## INFORMATION SUPPLIED

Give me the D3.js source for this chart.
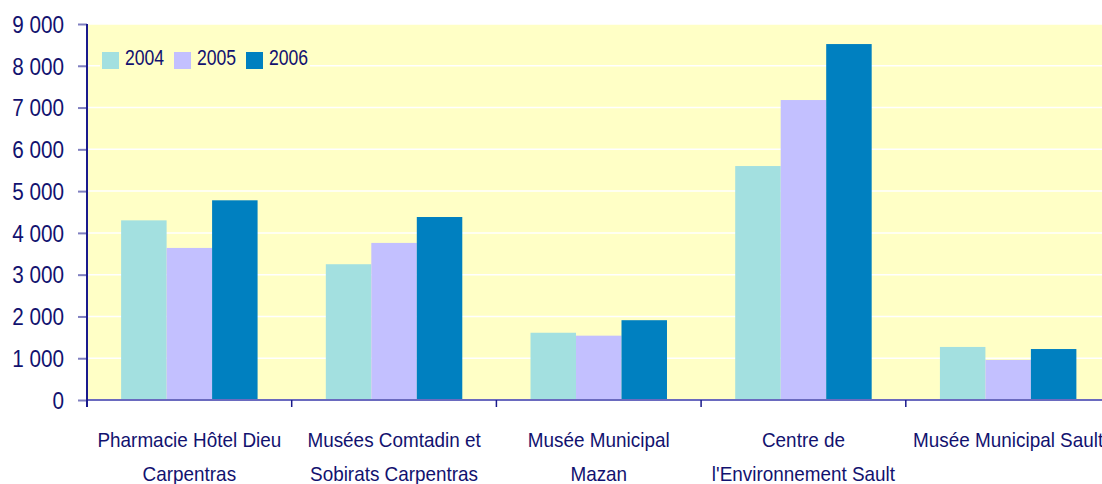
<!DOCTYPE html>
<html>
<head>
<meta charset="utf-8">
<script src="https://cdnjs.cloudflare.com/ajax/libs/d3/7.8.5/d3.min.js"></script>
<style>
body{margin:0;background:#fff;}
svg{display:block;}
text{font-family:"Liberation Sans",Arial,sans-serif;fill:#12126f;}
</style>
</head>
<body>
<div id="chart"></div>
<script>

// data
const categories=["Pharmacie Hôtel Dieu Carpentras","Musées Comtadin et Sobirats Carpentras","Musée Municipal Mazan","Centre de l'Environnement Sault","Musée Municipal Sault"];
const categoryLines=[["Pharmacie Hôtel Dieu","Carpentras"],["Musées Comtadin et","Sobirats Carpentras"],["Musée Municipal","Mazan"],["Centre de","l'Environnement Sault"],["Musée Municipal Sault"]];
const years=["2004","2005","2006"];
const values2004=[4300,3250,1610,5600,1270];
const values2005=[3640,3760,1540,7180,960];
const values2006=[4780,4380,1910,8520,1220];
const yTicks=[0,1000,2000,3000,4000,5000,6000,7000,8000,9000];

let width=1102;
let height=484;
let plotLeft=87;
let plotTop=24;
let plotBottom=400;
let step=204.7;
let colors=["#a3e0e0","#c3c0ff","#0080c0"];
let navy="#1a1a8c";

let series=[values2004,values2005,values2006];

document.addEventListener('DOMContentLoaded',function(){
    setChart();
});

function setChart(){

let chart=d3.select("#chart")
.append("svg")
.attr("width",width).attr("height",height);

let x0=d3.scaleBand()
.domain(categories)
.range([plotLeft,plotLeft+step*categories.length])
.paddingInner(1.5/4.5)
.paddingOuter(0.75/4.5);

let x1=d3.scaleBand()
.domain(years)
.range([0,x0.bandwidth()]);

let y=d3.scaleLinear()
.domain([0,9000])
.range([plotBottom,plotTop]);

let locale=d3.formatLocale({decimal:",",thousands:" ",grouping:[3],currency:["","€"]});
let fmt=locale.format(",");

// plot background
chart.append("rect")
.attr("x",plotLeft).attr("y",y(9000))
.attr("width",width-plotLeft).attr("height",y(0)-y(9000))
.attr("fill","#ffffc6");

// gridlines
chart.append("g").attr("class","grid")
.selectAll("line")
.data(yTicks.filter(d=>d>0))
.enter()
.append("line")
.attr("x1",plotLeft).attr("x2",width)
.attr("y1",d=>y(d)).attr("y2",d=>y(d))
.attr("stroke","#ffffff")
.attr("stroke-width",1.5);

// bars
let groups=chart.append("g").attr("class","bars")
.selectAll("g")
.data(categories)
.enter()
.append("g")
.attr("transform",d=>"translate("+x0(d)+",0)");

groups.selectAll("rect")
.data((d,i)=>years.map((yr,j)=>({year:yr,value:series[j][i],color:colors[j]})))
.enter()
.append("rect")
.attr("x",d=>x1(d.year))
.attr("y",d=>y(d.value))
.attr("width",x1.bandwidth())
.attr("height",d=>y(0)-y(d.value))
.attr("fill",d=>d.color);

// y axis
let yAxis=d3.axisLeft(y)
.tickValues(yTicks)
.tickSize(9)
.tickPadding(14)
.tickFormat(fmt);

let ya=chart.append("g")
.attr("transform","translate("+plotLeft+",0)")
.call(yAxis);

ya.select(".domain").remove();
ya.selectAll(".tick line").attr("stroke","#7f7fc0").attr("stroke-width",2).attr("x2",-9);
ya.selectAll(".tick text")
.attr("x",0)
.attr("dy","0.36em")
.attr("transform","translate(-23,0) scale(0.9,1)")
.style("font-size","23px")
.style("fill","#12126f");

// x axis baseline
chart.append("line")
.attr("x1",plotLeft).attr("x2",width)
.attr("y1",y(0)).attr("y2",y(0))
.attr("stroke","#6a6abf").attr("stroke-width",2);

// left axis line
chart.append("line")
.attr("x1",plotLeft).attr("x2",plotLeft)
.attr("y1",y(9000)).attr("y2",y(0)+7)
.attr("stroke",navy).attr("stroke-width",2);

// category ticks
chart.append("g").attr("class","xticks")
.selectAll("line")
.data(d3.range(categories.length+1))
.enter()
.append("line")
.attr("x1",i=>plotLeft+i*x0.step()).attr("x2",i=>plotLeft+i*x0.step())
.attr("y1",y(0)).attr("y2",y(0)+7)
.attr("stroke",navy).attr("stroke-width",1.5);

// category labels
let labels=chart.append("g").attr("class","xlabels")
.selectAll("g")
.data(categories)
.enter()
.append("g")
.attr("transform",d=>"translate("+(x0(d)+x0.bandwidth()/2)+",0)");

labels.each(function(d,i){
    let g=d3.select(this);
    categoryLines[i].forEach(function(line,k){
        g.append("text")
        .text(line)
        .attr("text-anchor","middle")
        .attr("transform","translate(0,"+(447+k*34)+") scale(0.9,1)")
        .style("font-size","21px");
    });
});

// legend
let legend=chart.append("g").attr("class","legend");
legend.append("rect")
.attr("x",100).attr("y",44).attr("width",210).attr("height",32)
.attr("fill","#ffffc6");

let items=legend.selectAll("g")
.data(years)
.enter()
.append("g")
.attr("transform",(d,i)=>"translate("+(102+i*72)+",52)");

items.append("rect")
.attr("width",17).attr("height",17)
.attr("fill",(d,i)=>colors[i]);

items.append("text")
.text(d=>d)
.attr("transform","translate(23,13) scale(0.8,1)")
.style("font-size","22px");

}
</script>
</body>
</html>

## YOUR OBJECTIVE
In the listing above, locate each line with "this" and copy it.

## TASK RESPONSE
Give me the D3.js source for this chart.
    let g=d3.select(this);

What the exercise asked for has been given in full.